Brushy Lake State Park, Oklahoma

National Forests and State Parks
Despite serious weather (lots of thunderstorms, and threats of flash floods, hail, tornadoes and severe heat), our car-camping trip was safe, fun, and scenic. Here’s a brief round-up of our stays made possible by the U. S. of A.’s government-run, social programs:
·Coconino National Forest, A.Z.: Friendly park hosts, beautiful pine grove at elevation that brought the oven-like southwestern heat to nice cool temps. Absolutely pristine and sparsely populated in a way that you’d never see in California.
·Ute Lake State Park, N.M.: Your basic horseshoe campground in a great plain. Curious and friendly park hosts and RV campers. Apparently we visited during monsoon season; hot, humid, windy.
·Foss Lake State Park, western O.K., and Brushy Lake State Park, eastern O.K. Oklahoman reservoirs tricked out for RV camping and water sports, a study in contrasts.
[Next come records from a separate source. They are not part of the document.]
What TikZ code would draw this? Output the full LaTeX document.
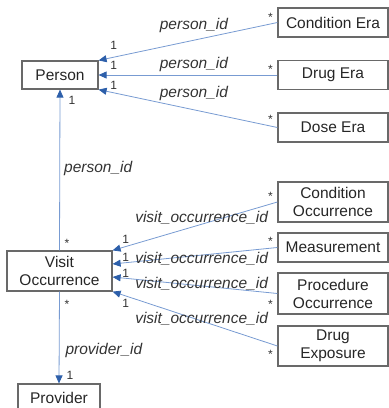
\documentclass[tikz,border=0pt]{standalone}
\usepackage{fontspec}
\setmainfont{Liberation Sans}
\usepackage{tikz}
\usetikzlibrary{
  arrows.meta,
  positioning
}
\definecolor{relblue}{RGB}{120,155,210}
\definecolor{tipblue}{RGB}{45,95,170}
\definecolor{boxgray}{RGB}{105,105,105}
\tikzset{
  entbox/.style={draw=boxgray, line width=1.2pt, text=black!85,
    minimum width=110pt, minimum height=29pt, inner sep=1pt,
    align=center, font=\fontsize{15.5}{18}\selectfont},
  rel/.style={draw=relblue, line width=0.8pt,
    -{Triangle[length=8pt, width=7pt, color=tipblue]}},
  lbl/.style={font=\fontsize{15.5}{18}\selectfont\itshape,
    inner sep=1pt, text=black!80},
  mult/.style={font=\fontsize{12}{13}\selectfont,
    inner sep=0pt, text=black!80},
}

\begin{document}
\begin{tikzpicture}[x=1pt, y=-1pt]
  \useasboundingbox (0,0) rectangle (389,408);

  % Core tables (left)
  \node[entbox, minimum width=76pt, minimum height=28pt] (person) at (60,75) {Person};
  \node[entbox, minimum width=105pt, minimum height=40pt] (visit) at (59.5,271)
    {Visit\\Occurrence};
  \node[entbox, minimum width=82pt, minimum height=28pt] (provider) at (59,398)
    {Provider};

  % Era tables (right, top)
  \node[entbox] (condera) at (333,22.5) {Condition Era};
  \node[entbox] (drugera) at (333,75) {Drug Era};
  \node[entbox] (doseera) at (333,127.5) {Dose Era};

  % Event tables (right, bottom)
  \node[entbox, minimum height=40pt] (condocc) at (333,202) {Condition\\Occurrence};
  \node[entbox] (meas) at (333,247.5) {Measurement};
  \node[entbox, minimum height=41pt] (prococc) at (333,293.5) {Procedure\\Occurrence};
  \node[entbox, minimum height=40pt] (drugexp) at (333,346) {Drug\\Exposure};

  % person_id links
  \draw[rel] (condera.west) -- (person.north east)
    node[lbl, pos=.467, above=6pt] {person\_id}
    node[mult, at start, xshift=-7pt, yshift=5.5pt] {*}
    node[mult, at end, xshift=15pt, yshift=15pt] {1};
  \draw[rel] (drugera.west) -- (person.east)
    node[lbl, pos=.467, above=2pt] {person\_id}
    node[mult, at start, xshift=-7pt, yshift=6pt] {*}
    node[mult, at end, xshift=15pt, yshift=10pt] {1};
  \draw[rel] (doseera.west) -- (person.south east)
    node[lbl, pos=.467, above=8pt] {person\_id}
    node[mult, at start, xshift=-7pt, yshift=8pt] {*}
    node[mult, at end, xshift=15pt, yshift=4pt] {1};
  \draw[rel] (visit.north) -- (person.south)
    node[lbl, pos=.51, right=3pt] {person\_id}
    node[mult, at start, xshift=7.5pt, yshift=7pt] {*}
    node[mult, at end, xshift=12pt, yshift=-11pt] {1};

  % visit_occurrence_id links
  \draw[rel] (condocc.west) -- (visit.north east)
    node[lbl, pos=.46, yshift=6pt] {visit\_occurrence\_id}
    node[mult, at start, xshift=-7pt, yshift=6pt] {*}
    node[mult, at end, xshift=13pt, yshift=11pt] {1};
  \draw[rel] (meas.west) -- ([yshift=7pt]visit.east)
    node[lbl, pos=.46, yshift=-4pt] {visit\_occurrence\_id}
    node[mult, at start, xshift=-7pt, yshift=6.5pt] {*}
    node[mult, at end, xshift=13pt, yshift=7pt] {1};
  \draw[rel] (prococc.west) -- ([yshift=-6pt]visit.east)
    node[lbl, pos=.46, yshift=2pt] {visit\_occurrence\_id}
    node[mult, at start, xshift=-7pt, yshift=-10.5pt] {*}
    node[mult, at end, xshift=13pt, yshift=4pt] {1};
  \draw[rel] (drugexp.west) -- (visit.south east)
    node[lbl, pos=.46, yshift=2pt] {visit\_occurrence\_id}
    node[mult, at start, xshift=-7pt, yshift=-8pt] {*}
    node[mult, at end, xshift=13pt, yshift=-12pt] {1};

  % provider_id link
  \draw[rel] (visit.south) -- (provider.north)
    node[lbl, pos=.645, right=5pt] {provider\_id}
    node[mult, at start, xshift=7.5pt, yshift=-13pt] {*}
    node[mult, at end, xshift=11pt, yshift=8pt] {1};
\end{tikzpicture}
\end{document}
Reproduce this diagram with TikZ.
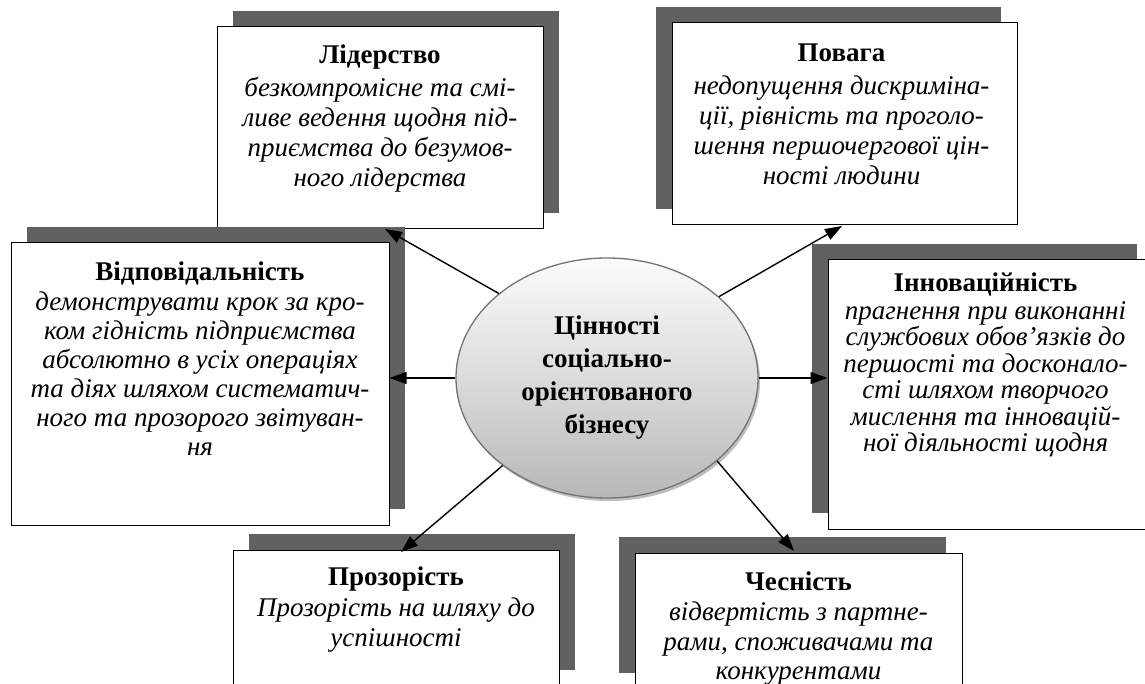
\documentclass[tikz,border=0pt]{standalone}
\usepackage{fontspec}
\setmainfont{Liberation Serif}
\usetikzlibrary{arrows.meta,shapes.geometric,shadows}
\pgfdeclareverticalshading{ellshade}{100bp}{color(0bp)=(black!42); color(50bp)=(black!14); color(78bp)=(white); color(100bp)=(black!14)}
\tikzset{
  card/.style={draw=black, line width=1pt, fill=white, rectangle, inner sep=0},
  shur/.style={drop shadow={shadow xshift=16pt, shadow yshift=16pt, fill=black!62, opacity=1}},
  shul/.style={drop shadow={shadow xshift=-16pt, shadow yshift=16pt, fill=black!62, opacity=1}},
  desc/.style={align=center, anchor=north, inner sep=0, font=\fontsize{27}{30}\selectfont\itshape},
  arr/.style={-{Triangle[length=17pt,width=12pt]}, line width=1.4pt},
}
\begin{document}
\begin{tikzpicture}[x=1pt,y=-1pt]
\useasboundingbox (0,0) rectangle (1145,684);
\clip (0,0) rectangle (1145,684);
% boxes
\node[card,shur,minimum width=326pt,minimum height=202pt] (lid) at (380,128) {};
\node[desc] (lidt) at ([yshift=-16pt]lid.north) {\strut\textup{\textbf{Лідерство}}\\[3pt]
безкомпромісне та смі-\\ливе ведення щодня під-\\приємства до безумов-\\ного лідерства};
\node[card,shul,minimum width=345pt,minimum height=202pt] (pov) at (844.5,124) {};
\node[desc] (povt) at ([xshift=-3pt,yshift=-18pt]pov.north) {\strut\textup{\textbf{Повага}}\\[3pt]
недопущення дискриміна-\\ції, рівність та проголо-\\шення першочергової цін-\\ності людини};
\node[card,shur,minimum width=378pt,minimum height=282pt] (vid) at (200,384) {};
\node[desc,font=\fontsize{27}{29}\selectfont\itshape] (vidt) at ([yshift=-17pt]vid.north) {\strut\textup{\textbf{Відповідальність}}\\[1pt]
демонструвати крок за кро-\\ком гідність підприємства\\абсолютно в усіх операціях\\та діях шляхом систематич-\\ного та прозорого звітуван-\\ня};
\node[card,shul,minimum width=325pt,minimum height=269pt] (inn) at (990.5,394.5) {};
\node[desc,font=\fontsize{27}{26.5}\selectfont\itshape] (innt) at ([xshift=-5pt,yshift=-13pt]inn.north) {\strut\textup{\textbf{Інноваційність}}\\[1.5pt]
прагнення при виконанні\\службових обов’язків до\\першості та досконало-\\сті шляхом творчого\\мислення та інновацій-\\ної діяльності щодня};
\node[card,shur,minimum width=326pt,minimum height=136pt] (prz) at (396,618) {};
\node[desc] (przt) at ([yshift=-15pt]prz.north) {\strut\textup{\textbf{Прозорість}}\\[1pt]
Прозорість на шляху до\\успішності};
\node[card,shul,minimum width=327pt,minimum height=136pt] (che) at (798.5,621) {};
\node[desc,font=\fontsize{27}{29.5}\selectfont\itshape] (chet) at ([yshift=-17pt]che.north) {\strut\textup{\textbf{Чесність}}\\[1pt]
відвертість з партне-\\рами, споживачами та\\конкурентами};
% centre
\node[ellipse, draw=black!55, line width=1.3pt, shading=ellshade, minimum width=302pt, minimum height=240pt, inner sep=0, align=center, font=\fontsize{27}{33}\selectfont\bfseries, drop shadow={shadow xshift=2pt, shadow yshift=-3pt, fill=black!25, opacity=1}] (ell) at (607,378) {Цінності\\соціально-\\орієнтованого\\бізнесу};
% arrows
\coordinate (lidtip) at (385,229);
\coordinate (povtip) at (842,226);
\coordinate (prztip) at (401,552);
\coordinate (chetip) at (794,551);
\draw[arr] (ell.142) -- (lidtip);
\draw[arr] (ell.36) -- (povtip);
\draw[arr] (ell.west) -- (ell.west -| vid.east);
\draw[arr] (ell.east) -- (ell.east -| inn.west);
\draw[arr] (ell.220) -- (prztip);
\draw[arr] (ell.-37.5) -- (chetip);
\end{tikzpicture}
\end{document}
The former filled with empties-throwing, nappies-leaving, jet-skiing yahoos and not a ranger in sight; the latter, alcohol prohibited, but quiet, scenic, clean and staffed by a generous host.
·Edgar Evins State Park, T.N.: A unique campground situated on a steep hillside. Sites were wood-plank and I-beam pads jutting out from the road. The reservoir was clean and calm, great for swimming. Fireflies abounded.
·Hungry Mother State Park, V.A.: Hands down the best park: natural lake with diving boards, lots of swimming, lots to explore, cute discovery center. The only downside was that the sites were too close together, but the neighbors in our RV subdivision were nice enough.
·Fort Frederick, M.D. Self-pay, no water, no bathrooms, lots of rules, and a train passing nearby. The fort itself had a neat history (at one time owned by a formed slave) but the campsites weren’t nothing special.

A pleasant greeting
Queens, NY

My new neighbors shouting from the patios of their tidy brick townhouses:
“Welcome to Astoria!”

[*In a previous version I got my German filmmakers with the initials L.R. mixed up, committing a cardinal sin of be-smirching an innocent leftist with Nazi support. It was a mistake. Apologies.]